[begin Material to process]

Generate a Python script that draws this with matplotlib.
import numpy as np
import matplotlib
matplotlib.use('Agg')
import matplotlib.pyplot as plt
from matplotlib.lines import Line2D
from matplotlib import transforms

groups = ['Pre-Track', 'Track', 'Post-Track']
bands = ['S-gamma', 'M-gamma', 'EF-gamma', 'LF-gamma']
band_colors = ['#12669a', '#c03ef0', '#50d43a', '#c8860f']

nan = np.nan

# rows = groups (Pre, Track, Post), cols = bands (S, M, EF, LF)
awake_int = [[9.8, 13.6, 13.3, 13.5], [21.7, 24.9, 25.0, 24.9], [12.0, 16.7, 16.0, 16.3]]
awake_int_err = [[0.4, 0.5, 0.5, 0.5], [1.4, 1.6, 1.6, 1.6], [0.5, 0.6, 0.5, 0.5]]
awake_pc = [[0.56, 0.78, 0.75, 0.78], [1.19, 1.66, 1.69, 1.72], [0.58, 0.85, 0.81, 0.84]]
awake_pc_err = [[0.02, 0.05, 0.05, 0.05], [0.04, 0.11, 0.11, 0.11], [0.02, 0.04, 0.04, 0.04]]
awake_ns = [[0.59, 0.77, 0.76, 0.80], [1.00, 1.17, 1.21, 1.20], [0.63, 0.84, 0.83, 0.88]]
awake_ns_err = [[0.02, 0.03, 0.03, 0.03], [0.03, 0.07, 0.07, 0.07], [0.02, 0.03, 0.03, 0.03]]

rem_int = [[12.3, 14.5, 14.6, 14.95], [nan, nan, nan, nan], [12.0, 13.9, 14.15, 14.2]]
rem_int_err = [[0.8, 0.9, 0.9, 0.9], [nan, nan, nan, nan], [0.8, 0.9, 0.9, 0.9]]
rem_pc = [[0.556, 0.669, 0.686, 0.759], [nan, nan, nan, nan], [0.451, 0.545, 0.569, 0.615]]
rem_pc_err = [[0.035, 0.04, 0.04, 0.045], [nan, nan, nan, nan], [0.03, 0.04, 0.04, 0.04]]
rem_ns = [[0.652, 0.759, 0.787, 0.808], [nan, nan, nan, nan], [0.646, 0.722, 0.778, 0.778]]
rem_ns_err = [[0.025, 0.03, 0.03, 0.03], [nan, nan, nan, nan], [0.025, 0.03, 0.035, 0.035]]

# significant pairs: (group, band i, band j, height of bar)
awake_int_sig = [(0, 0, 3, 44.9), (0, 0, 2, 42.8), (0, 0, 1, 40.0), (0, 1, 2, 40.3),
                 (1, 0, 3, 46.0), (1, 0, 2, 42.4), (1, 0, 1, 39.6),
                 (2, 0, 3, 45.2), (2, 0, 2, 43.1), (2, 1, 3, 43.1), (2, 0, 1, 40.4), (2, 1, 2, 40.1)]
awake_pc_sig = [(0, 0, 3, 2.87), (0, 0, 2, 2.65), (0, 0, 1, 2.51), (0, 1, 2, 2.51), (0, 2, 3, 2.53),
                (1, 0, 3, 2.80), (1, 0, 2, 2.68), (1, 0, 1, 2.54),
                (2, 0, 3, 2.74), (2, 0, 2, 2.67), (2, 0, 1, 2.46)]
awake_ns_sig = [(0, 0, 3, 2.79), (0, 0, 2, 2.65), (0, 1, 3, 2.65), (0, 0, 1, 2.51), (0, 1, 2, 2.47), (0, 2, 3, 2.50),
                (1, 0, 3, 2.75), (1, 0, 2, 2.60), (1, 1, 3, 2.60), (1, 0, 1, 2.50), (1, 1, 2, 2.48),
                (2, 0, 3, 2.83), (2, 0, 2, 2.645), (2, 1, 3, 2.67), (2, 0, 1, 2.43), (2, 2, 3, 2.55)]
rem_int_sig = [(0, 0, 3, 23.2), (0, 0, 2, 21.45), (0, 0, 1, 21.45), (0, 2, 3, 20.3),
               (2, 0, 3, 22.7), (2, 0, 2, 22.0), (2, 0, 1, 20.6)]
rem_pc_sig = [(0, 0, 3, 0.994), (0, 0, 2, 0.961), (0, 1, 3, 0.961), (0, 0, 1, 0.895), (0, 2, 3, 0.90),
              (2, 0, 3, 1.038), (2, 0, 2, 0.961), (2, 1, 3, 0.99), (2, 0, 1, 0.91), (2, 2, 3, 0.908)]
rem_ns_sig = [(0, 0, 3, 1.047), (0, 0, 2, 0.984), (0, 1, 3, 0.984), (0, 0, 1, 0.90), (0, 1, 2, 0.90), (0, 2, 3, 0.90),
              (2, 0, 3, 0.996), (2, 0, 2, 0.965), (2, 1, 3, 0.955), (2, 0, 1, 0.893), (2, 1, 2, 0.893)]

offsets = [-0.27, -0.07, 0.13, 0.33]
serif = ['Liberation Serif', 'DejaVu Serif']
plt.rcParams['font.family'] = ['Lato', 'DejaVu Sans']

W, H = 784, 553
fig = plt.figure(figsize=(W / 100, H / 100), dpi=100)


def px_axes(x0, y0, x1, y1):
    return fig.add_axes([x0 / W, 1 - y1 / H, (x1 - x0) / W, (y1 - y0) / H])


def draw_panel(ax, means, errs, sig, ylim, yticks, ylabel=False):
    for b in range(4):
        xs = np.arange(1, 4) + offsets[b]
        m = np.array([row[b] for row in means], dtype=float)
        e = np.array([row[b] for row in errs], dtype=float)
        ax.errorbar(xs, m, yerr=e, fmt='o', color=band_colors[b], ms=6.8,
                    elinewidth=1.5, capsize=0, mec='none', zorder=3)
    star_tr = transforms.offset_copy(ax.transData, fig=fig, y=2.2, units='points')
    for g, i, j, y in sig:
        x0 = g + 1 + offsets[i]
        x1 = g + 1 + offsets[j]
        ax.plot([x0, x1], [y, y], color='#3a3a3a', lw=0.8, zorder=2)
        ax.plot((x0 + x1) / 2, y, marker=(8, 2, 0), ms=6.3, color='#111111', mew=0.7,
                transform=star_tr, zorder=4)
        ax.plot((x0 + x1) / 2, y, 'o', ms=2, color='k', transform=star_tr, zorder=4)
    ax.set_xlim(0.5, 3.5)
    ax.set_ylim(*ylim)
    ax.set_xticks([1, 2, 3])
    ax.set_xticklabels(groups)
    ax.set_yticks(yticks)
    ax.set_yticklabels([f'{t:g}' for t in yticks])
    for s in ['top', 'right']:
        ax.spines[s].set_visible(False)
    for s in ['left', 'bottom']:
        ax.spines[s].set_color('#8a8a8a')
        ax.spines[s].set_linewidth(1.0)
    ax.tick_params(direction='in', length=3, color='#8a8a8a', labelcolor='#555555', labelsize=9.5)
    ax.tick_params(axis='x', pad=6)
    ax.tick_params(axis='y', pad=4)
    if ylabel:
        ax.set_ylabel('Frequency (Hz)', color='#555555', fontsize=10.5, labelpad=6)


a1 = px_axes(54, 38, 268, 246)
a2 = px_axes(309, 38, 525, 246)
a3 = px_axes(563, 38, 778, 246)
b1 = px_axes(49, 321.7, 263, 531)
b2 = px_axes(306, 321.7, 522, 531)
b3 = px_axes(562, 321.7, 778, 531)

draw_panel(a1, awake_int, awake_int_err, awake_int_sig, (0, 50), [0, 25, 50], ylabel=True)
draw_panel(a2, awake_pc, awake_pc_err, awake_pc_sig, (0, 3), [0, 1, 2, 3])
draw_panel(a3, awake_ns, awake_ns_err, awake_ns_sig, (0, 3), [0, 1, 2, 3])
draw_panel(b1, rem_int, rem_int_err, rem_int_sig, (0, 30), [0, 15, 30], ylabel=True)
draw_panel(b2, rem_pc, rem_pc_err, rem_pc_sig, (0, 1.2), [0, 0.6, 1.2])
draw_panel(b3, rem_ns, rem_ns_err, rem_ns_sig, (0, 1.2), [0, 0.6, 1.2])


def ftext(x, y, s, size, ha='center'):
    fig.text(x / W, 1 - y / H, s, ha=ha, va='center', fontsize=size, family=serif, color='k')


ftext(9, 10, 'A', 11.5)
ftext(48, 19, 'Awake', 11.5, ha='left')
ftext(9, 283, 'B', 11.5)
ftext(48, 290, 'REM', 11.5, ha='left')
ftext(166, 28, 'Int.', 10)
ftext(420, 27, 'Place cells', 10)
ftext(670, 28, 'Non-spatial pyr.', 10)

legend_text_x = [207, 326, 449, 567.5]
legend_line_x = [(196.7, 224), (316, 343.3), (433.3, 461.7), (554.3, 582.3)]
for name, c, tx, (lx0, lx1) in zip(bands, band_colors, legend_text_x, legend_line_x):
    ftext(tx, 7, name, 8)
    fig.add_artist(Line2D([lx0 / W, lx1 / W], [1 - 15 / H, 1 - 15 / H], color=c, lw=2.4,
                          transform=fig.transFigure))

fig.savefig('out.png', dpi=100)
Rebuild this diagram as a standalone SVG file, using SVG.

[end Material to process]

Examine the data above and state how many of its lines contain the word "matplotlib", with no further remarks.

6